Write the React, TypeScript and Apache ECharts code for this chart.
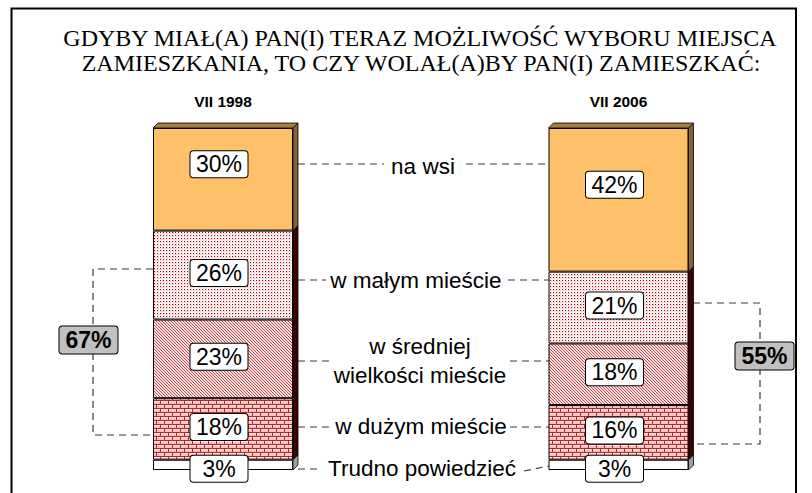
import React, { useEffect, useRef } from 'react';
import * as echarts from 'echarts';

const years = ['VII 1998', 'VII 2006'];
const categories = ['na wsi', 'w małym mieście', 'w średniej\nwielkości mieście', 'w dużym mieście', 'Trudno powiedzieć'];
const values1998 = [30, 26, 23, 18, 3];
const values2006 = [42, 21, 18, 16, 3];
const titleLines = [
  'GDYBY MIAŁ(A) PAN(I) TERAZ MOŻLIWOŚĆ WYBORU MIEJSCA',
  'ZAMIESZKANIA, TO CZY WOLAŁ(A)BY PAN(I) ZAMIESZKAĆ:',
];
// indices of the categories grouped by the brackets (towns)
const bracketGroup = [1, 2, 3];

const SANS = "'Liberation Sans', Arial, sans-serif";
const SERIF = "'Liberation Serif', 'Times New Roman', serif";
const HALF = 70;
const DEPTH = 5;

function makeTile(w: number, h: number, draw: (ctx: CanvasRenderingContext2D) => void) {
  const c = document.createElement('canvas');
  c.width = w;
  c.height = h;
  const ctx = c.getContext('2d') as CanvasRenderingContext2D;
  draw(ctx);
  return { image: c.toDataURL(), imageWidth: w, imageHeight: h, repeat: 'repeat' };
}

function buildFills() {
  const dotted = makeTile(3, 3, (ctx) => {
    ctx.fillStyle = '#ffffff';
    ctx.fillRect(0, 0, 3, 3);
    ctx.fillStyle = '#f1dede';
    ctx.fillRect(0, 2, 3, 1);
    ctx.fillRect(2, 0, 1, 3);
    ctx.fillStyle = '#b00000';
    ctx.fillRect(1, 1, 1, 1);
  });
  const diagonal = makeTile(3, 3, (ctx) => {
    ctx.fillStyle = '#f8e4e4';
    ctx.fillRect(0, 0, 3, 3);
    ctx.fillStyle = '#c04848';
    for (let i = 0; i < 3; i++) ctx.fillRect(i, i, 1, 1);
  });
  const brick = makeTile(8, 8, (ctx) => {
    ctx.fillStyle = '#fbeaea';
    ctx.fillRect(0, 0, 8, 8);
    ctx.fillStyle = '#f0c4c4';
    ctx.fillRect(0, 2, 8, 2);
    ctx.fillRect(0, 6, 8, 2);
    ctx.fillStyle = '#c02020';
    ctx.fillRect(0, 0, 8, 1);
    ctx.fillRect(0, 4, 8, 1);
    ctx.fillRect(0, 1, 1, 3);
    ctx.fillRect(4, 5, 1, 3);
  });
  return ['#ffc06a', dotted, diagonal, brick, '#ffffff'];
}

const sideColors = ['#86622f', '#3e0000', '#3e0000', '#3e0000', '#a0a0a0'];
const topColor = '#a67c45';

export default function App() {
  const ref = useRef<HTMLDivElement>(null);

  useEffect(() => {
    if (!ref.current) return;
    const chart = echarts.init(ref.current, undefined, { renderer: 'svg' });
    const fills = buildFills();
    const n = categories.length;

    const labelDy = (i: number) => (i === 0 ? -15 : i === n - 1 ? 4 : -2);

    const barSeries: any[] = [];
    for (let i = n - 1; i >= 0; i--) {
      barSeries.push({
        type: 'bar',
        name: categories[i],
        stack: 'total',
        barWidth: HALF * 2,
        clip: false,
        data: [values1998[i], values2006[i]],
        itemStyle: { color: fills[i], borderColor: '#000', borderWidth: 1 },
        label: {
          show: true,
          position: 'inside',
          offset: [-4, labelDy(i)],
          formatter: '{c}%',
          color: '#000',
          fontSize: 23,
          fontFamily: SANS,
          backgroundColor: '#fff',
          borderColor: '#000',
          borderWidth: 1,
          borderRadius: 3,
          width: 47,
          align: 'center',
          lineHeight: 25,
          padding: [1, 5, 0, 5],
        },
        emphasis: { disabled: true },
        z: 3,
      });
    }

    const faceData: number[][] = [];
    [values1998, values2006].forEach((vals, c) => {
      let cum = 0;
      for (let i = vals.length - 1; i >= 0; i--) {
        faceData.push([c, cum, cum + vals[i], i]);
        cum += vals[i];
      }
    });

    const faces = {
      type: 'custom',
      clip: false,
      z: 2,
      data: faceData,
      encode: { x: 0, y: [1, 2] },
      renderItem: (_p: any, api: any) => {
        const c = api.value(0);
        const lo = api.value(1);
        const hi = api.value(2);
        const idx = api.value(3);
        const pLo = api.coord([c, lo]);
        const pHi = api.coord([c, hi]);
        const xr = pLo[0] + HALF;
        const xl = pLo[0] - HALF;
        const d = DEPTH;
        const children: any[] = [
          {
            type: 'polygon',
            shape: { points: [[xr, pHi[1]], [xr + d, pHi[1] - d], [xr + d, pLo[1] - d], [xr, pLo[1]]] },
            style: { fill: sideColors[idx], stroke: '#000', lineWidth: 0.8 },
          },
        ];
        if (idx === 0) {
          children.push({
            type: 'polygon',
            shape: { points: [[xl, pHi[1]], [xl + d, pHi[1] - d], [xr + d, pHi[1] - d], [xr, pHi[1]]] },
            style: { fill: topColor, stroke: '#000', lineWidth: 0.8 },
          });
        }
        return { type: 'group', children };
      },
    };

    const sum98 = bracketGroup.reduce((s, i) => s + values1998[i], 0);
    const sum06 = bracketGroup.reduce((s, i) => s + values2006[i], 0);

    const dash = { stroke: '#3a3a3a', lineWidth: 1.2, lineDash: [7, 5], fill: 'none' };
    const seg = (x1: number, y1: number, x2: number, y2: number) => ({
      type: 'line',
      shape: { x1, y1, x2, y2 },
      style: dash,
      silent: true,
    });
    const midText = (text: string, x: number, y: number) => ({
      type: 'text',
      x,
      y,
      style: {
        text,
        fontSize: 22.5,
        fontFamily: SANS,
        fill: '#000',
        align: 'center',
        verticalAlign: 'middle',
        lineHeight: 29,
      },
    });
    const sumBox = (text: string, x: number, y: number) => ({
      type: 'text',
      x,
      y,
      z: 10,
      style: {
        text,
        fontSize: 23,
        fontWeight: 'bold',
        fontFamily: SANS,
        fill: '#000',
        align: 'center',
        verticalAlign: 'middle',
        backgroundColor: '#c0c0c0',
        borderColor: '#000',
        borderWidth: 1,
        borderRadius: 3,
        padding: [1, 6, 1, 6],
        lineHeight: 25,
      },
    });

    const graphic: any[] = [
      {
        type: 'polyline',
        shape: { points: [[11.5, 500], [11.5, 8.5], [796, 8.5], [796, 500]] },
        style: { stroke: '#000', lineWidth: 2, fill: 'none' },
      },
      {
        type: 'text',
        x: 420,
        y: 38,
        style: { text: titleLines[0], fontSize: 24, fontFamily: SERIF, fill: '#000', align: 'center', verticalAlign: 'middle' },
      },
      {
        type: 'text',
        x: 421,
        y: 63,
        style: { text: titleLines[1], fontSize: 24, fontFamily: SERIF, fill: '#000', align: 'center', verticalAlign: 'middle' },
      },
      // leader lines
      seg(298, 164, 384, 164),
      seg(466, 164, 549, 164),
      seg(298, 280, 326, 280),
      seg(508, 280, 549, 280),
      seg(298, 361, 330, 361),
      seg(510, 361, 549, 361),
      seg(298, 427, 334, 427),
      seg(510, 427, 549, 427),
      seg(298, 469, 320, 469),
      seg(524, 471, 549, 466),
      midText(categories[0], 423, 166),
      midText(categories[1], 416, 280),
      midText(categories[2], 420, 361),
      midText(categories[3], 421, 426),
      midText(categories[4], 422, 468),
      // brackets
      {
        type: 'polyline',
        shape: { points: [[153, 269], [93, 269], [93, 435], [153, 435]] },
        style: dash,
      },
      {
        type: 'polyline',
        shape: { points: [[693, 303], [760, 303], [760, 444], [693, 444]] },
        style: dash,
      },
      sumBox(sum98 + '%', 88.5, 340),
      sumBox(sum06 + '%', 764.5, 356),
    ];

    chart.setOption({
      animation: false,
      backgroundColor: '#ffffff',
      grid: { left: 223, right: 193.5, top: 128, bottom: 23 },
      xAxis: {
        type: 'category',
        data: years,
        position: 'top',
        boundaryGap: false,
        axisLine: { show: false },
        axisTick: { show: false },
        splitLine: { show: false },
        axisLabel: {
          interval: 0,
          margin: 19,
          fontSize: 15.5,
          fontWeight: 'bold',
          fontFamily: SANS,
          color: '#000',
        },
      },
      yAxis: { type: 'value', min: 0, max: 100, show: false },
      series: [faces, ...barSeries],
      graphic,
    });

    return () => chart.dispose();
  }, []);

  return <div ref={ref} style={{ position: 'absolute', left: 0, top: 0, width: 812, height: 493 }} />;
}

## REQUIRED TASK
Starting at the top of the listing above, please restate word for word each line up to and including the one that holds "import * as echarts from 'echarts';", omitting every image.

## EXPECTED ANSWER
Write the React, TypeScript and Apache ECharts code for this chart.
import React, { useEffect, useRef } from 'react';
import * as echarts from 'echarts';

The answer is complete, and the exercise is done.